Others respond that what some in the market may see as a lack of understanding on the part of foreign investors might actually reflect a difference in opinion regarding the macroeconomic factors that will help determine the success or failure of any investment in the current environment.
Hans-Jorg Baumann, chairman and senior partner at Swiss Capital, says that while he and his firm agree with the widely-held opinion that the market has entered the later stages of the credit cycle and an increase in defaults is inevitable, they do not foresee that uptick occurring over the next year. That position, he suggests, may account for some of the chatter that he and his European colleagues are underestimating the risk of subordinated debt strategies in the US mid-market in the current environment.
“Some people may say, 'Oh, you know, they don't understand the risks they're taking.' Such comments are generally from market participants that are rather convinced that defaults will pick up in the next 12 months,” he tells PDI.
“Other market participants have a different view or are more focused on marketing and fundraising and say that in the next four years nothing is happening because the refinancing markets are healthy, no maturity wall is looming and the economy is doing well.
“We believe everyone has to take their own stance and implement their own view on macroeconomics in portfolio construction.”
The search for yield that serves as the main driver for all growth in private debt is a global phenomenon. With little sign of significant change in the monetary or economic backdrop on the horizon, there is reason to expect that foreign interest in US private debt funds will continue to grow. Given that the increasing diversity of strategies on offer seems to cause confusion among even some long-time market observers, it is no surprise that foreign investors into the market face a learning curve.
While the growing interest in the US mid-market is a positive signal for fund managers and consultants, if and when conditions in the wider credit market take the long-expected turn for the worse, the consequences are hard to predict.

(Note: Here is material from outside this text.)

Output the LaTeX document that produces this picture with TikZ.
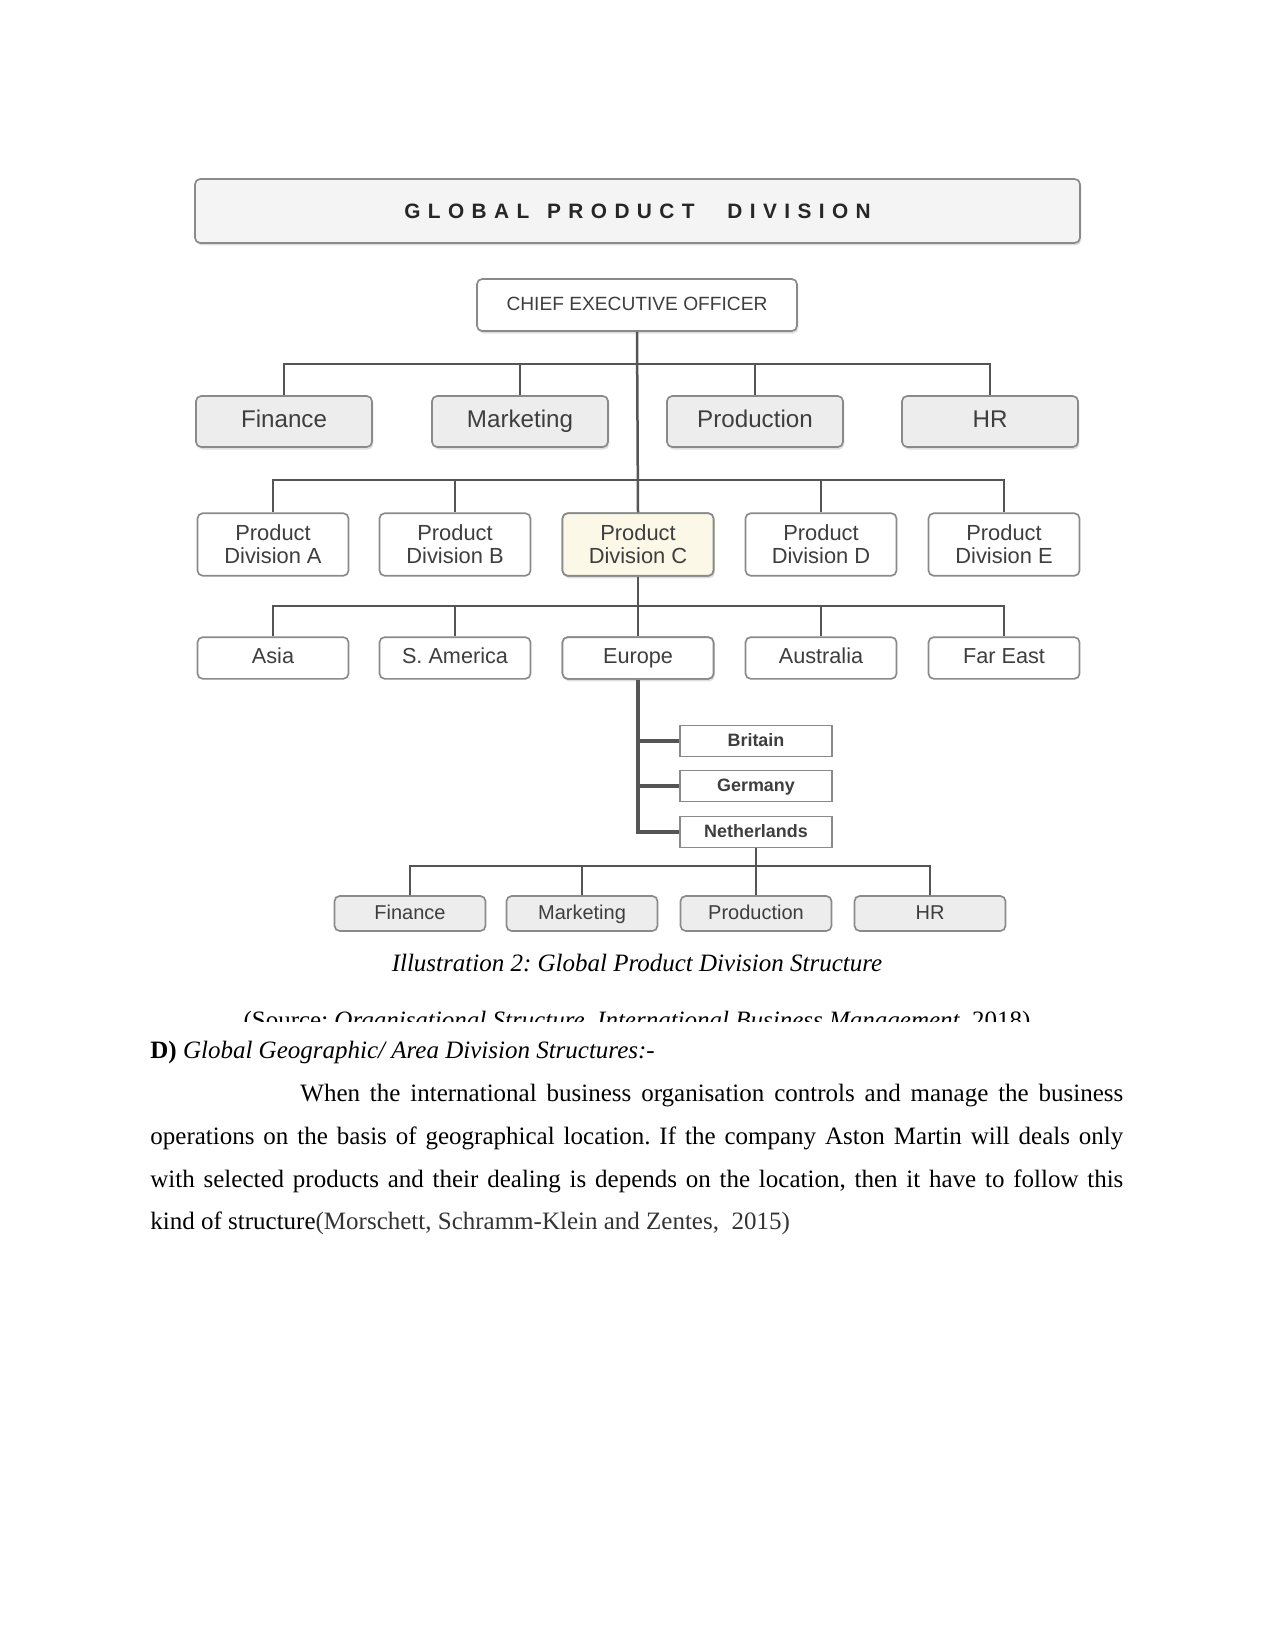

In the meantime, these investors are well advised to do their best to stay close to developments in a rapidly-changing strategic landscape.
“It's like any investment,” Radway says. “You have to do your homework.” ?
According to Daniel Meehan, a tax partner at law firm Kirkland & Ellis in Chicago, non-US investors have two principal tax concerns when investing in US private debt funds: filing requirements and US tax withholding.
Meehan says non-US investors into private debt funds are often most concerned with ensuring that they are not subject to US tax filing obligations, which would arise if the fund is deemed to be engaged in a US trade or business. Such filing requirements are particularly an issue for debt funds that originate their own senior loans on a regular basis. For such funds, various structures can be used to address the tax filing concern, including use of a separate fund vehicle for non-US investors that does not engage in origination activity.
There is a 30 percent withholding tax on US source interest income paid or allocated to non-US investors, but income tax treaties can reduce that withholding tax for some foreign investors; down to zero for investors from certain countries and 10-15 percent for others.
Such treaties are negotiated by the US government on a country-by-country basis. However, even investors from countries that may not have such treaties can utilise the portfolio interest exemption, which imposes specific requirements on the process by which debt is transferred.
Meehan says non-US investors should ensure that managers of the funds in which they are investing are aware of these rules and have put in place the necessary procedures to benefit from the portfolio interest exemption.